Exercise objective: Extract word for word the lines of the listing from its start to the line holding "const xMin = -15, xMax", both ends kept; pictures are not part of the copy.

Input rows:
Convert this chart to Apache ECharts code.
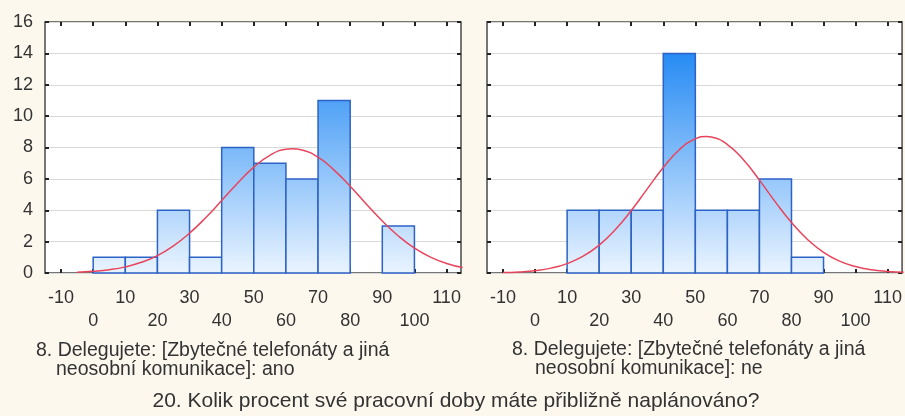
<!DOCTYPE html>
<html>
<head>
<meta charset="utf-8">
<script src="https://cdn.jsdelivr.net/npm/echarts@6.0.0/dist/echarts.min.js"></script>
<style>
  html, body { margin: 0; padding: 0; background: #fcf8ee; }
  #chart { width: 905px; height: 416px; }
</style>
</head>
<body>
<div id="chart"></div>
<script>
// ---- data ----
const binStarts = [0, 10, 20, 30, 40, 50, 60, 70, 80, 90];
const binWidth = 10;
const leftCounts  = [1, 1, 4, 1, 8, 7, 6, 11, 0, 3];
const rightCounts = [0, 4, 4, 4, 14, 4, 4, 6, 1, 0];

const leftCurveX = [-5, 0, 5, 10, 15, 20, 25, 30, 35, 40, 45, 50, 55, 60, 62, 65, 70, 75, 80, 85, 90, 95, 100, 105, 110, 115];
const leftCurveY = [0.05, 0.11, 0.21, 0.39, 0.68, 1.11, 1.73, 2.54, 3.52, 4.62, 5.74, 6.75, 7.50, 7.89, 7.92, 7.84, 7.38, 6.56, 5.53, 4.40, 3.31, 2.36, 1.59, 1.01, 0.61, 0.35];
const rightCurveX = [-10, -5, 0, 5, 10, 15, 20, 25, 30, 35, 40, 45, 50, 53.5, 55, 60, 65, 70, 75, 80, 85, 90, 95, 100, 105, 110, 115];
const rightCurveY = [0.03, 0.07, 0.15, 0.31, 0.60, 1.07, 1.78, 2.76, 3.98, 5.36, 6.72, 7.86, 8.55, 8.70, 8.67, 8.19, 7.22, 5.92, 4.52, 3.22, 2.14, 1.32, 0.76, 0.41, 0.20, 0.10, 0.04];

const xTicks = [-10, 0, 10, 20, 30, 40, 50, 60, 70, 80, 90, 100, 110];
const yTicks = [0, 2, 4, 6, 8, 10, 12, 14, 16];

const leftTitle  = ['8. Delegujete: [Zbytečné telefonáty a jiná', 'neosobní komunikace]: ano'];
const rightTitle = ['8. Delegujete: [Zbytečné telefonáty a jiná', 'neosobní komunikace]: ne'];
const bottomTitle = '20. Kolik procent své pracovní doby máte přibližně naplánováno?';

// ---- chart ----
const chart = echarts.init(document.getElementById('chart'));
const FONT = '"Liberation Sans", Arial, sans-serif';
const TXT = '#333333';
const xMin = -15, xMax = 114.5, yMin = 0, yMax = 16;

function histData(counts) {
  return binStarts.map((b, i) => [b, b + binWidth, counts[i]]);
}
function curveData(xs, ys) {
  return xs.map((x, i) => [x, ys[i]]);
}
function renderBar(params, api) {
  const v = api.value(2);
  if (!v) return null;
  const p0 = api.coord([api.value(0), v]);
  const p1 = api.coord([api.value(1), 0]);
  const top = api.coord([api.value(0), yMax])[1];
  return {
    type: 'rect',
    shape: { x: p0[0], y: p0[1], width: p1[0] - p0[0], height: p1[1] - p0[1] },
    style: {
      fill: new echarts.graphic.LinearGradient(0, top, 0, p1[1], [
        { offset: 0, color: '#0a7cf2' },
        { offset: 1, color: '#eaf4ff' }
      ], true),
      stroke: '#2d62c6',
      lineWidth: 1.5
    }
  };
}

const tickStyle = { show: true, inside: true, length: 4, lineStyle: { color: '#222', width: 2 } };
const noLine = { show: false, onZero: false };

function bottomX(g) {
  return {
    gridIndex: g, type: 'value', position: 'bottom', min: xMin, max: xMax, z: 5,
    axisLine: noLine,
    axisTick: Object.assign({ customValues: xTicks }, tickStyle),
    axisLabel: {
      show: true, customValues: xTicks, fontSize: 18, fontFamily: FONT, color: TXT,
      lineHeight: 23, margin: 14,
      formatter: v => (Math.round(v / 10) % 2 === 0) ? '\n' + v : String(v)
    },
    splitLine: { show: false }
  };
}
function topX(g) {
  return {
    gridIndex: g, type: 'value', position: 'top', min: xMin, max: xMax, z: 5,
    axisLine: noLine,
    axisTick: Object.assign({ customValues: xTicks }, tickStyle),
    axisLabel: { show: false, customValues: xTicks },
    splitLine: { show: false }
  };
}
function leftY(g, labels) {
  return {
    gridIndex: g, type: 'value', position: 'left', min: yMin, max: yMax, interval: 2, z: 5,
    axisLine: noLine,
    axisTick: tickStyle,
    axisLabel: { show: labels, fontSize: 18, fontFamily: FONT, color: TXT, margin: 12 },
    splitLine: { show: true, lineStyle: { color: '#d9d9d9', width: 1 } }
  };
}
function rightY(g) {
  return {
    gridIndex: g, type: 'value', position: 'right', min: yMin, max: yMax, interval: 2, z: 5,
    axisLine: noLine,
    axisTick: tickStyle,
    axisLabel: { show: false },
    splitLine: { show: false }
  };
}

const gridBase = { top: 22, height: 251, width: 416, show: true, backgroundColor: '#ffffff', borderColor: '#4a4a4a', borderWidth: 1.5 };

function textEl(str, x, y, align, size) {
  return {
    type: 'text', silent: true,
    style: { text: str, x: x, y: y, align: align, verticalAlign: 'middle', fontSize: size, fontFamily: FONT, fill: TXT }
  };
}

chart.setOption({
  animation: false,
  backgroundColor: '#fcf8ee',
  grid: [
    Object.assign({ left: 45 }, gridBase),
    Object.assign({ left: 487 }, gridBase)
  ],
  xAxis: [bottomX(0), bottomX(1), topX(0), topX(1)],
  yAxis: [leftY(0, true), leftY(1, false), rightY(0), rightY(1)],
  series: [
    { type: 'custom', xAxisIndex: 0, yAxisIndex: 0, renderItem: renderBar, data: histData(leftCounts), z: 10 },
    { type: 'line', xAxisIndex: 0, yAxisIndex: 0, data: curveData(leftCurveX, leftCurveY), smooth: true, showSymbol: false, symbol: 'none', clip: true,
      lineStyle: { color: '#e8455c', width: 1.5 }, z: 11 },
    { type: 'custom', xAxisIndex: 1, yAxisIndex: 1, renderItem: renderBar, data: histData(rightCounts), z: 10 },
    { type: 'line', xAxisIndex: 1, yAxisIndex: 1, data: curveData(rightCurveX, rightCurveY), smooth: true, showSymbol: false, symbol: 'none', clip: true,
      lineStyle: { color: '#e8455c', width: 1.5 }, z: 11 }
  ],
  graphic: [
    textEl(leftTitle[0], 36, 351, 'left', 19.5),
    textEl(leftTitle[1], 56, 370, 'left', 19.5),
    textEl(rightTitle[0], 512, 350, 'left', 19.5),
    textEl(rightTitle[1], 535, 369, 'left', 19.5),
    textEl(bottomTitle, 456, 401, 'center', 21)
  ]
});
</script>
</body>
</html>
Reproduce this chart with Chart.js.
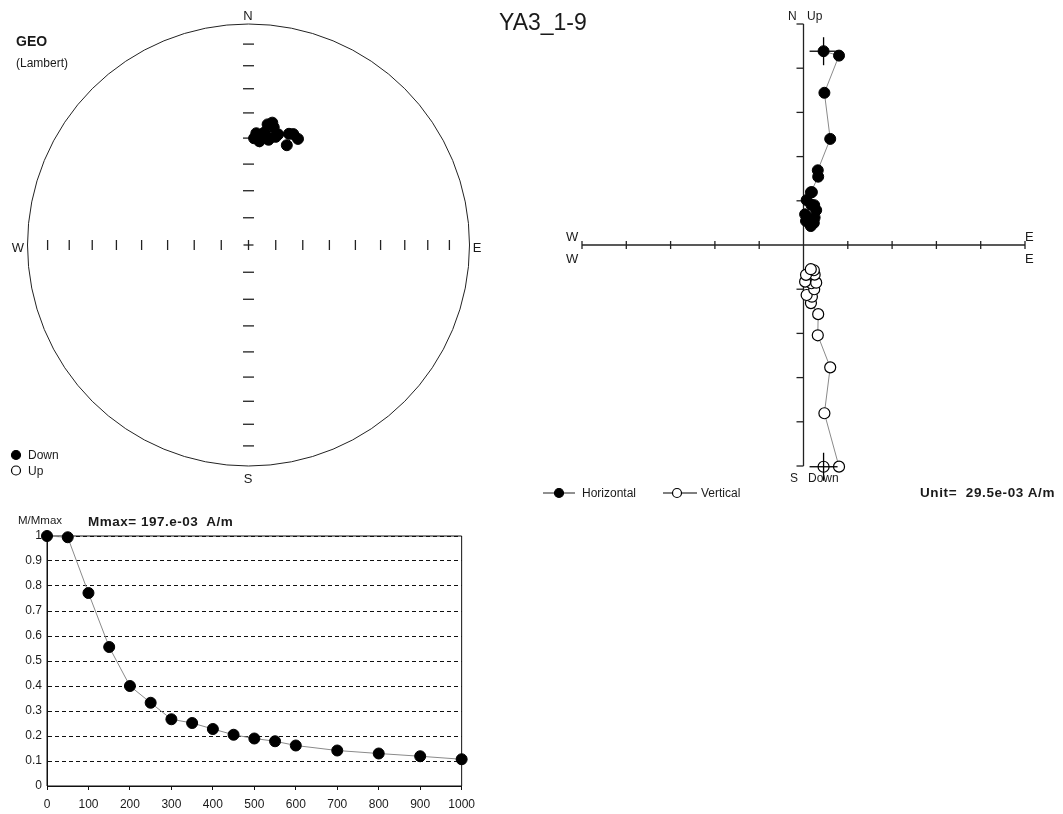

Written answer:
Convert this chart to Apache ECharts code.
<!DOCTYPE html>
<html>
<head>
<meta charset="utf-8">
<script src="https://cdn.jsdelivr.net/npm/echarts@6.0.0/dist/echarts.min.js"></script>
<style>
  html, body { margin: 0; padding: 0; background: #fcf8ee; }
  #chart { width: 905px; height: 416px; }
</style>
</head>
<body>
<div id="chart"></div>
<script>
// ---- data ----
const binStarts = [0, 10, 20, 30, 40, 50, 60, 70, 80, 90];
const binWidth = 10;
const leftCounts  = [1, 1, 4, 1, 8, 7, 6, 11, 0, 3];
const rightCounts = [0, 4, 4, 4, 14, 4, 4, 6, 1, 0];

const leftCurveX = [-5, 0, 5, 10, 15, 20, 25, 30, 35, 40, 45, 50, 55, 60, 62, 65, 70, 75, 80, 85, 90, 95, 100, 105, 110, 115];
const leftCurveY = [0.05, 0.11, 0.21, 0.39, 0.68, 1.11, 1.73, 2.54, 3.52, 4.62, 5.74, 6.75, 7.50, 7.89, 7.92, 7.84, 7.38, 6.56, 5.53, 4.40, 3.31, 2.36, 1.59, 1.01, 0.61, 0.35];
const rightCurveX = [-10, -5, 0, 5, 10, 15, 20, 25, 30, 35, 40, 45, 50, 53.5, 55, 60, 65, 70, 75, 80, 85, 90, 95, 100, 105, 110, 115];
const rightCurveY = [0.03, 0.07, 0.15, 0.31, 0.60, 1.07, 1.78, 2.76, 3.98, 5.36, 6.72, 7.86, 8.55, 8.70, 8.67, 8.19, 7.22, 5.92, 4.52, 3.22, 2.14, 1.32, 0.76, 0.41, 0.20, 0.10, 0.04];

const xTicks = [-10, 0, 10, 20, 30, 40, 50, 60, 70, 80, 90, 100, 110];
const yTicks = [0, 2, 4, 6, 8, 10, 12, 14, 16];

const leftTitle  = ['8. Delegujete: [Zbytečné telefonáty a jiná', 'neosobní komunikace]: ano'];
const rightTitle = ['8. Delegujete: [Zbytečné telefonáty a jiná', 'neosobní komunikace]: ne'];
const bottomTitle = '20. Kolik procent své pracovní doby máte přibližně naplánováno?';

// ---- chart ----
const chart = echarts.init(document.getElementById('chart'));
const FONT = '"Liberation Sans", Arial, sans-serif';
const TXT = '#333333';
const xMin = -15, xMax = 114.5, yMin = 0, yMax = 16;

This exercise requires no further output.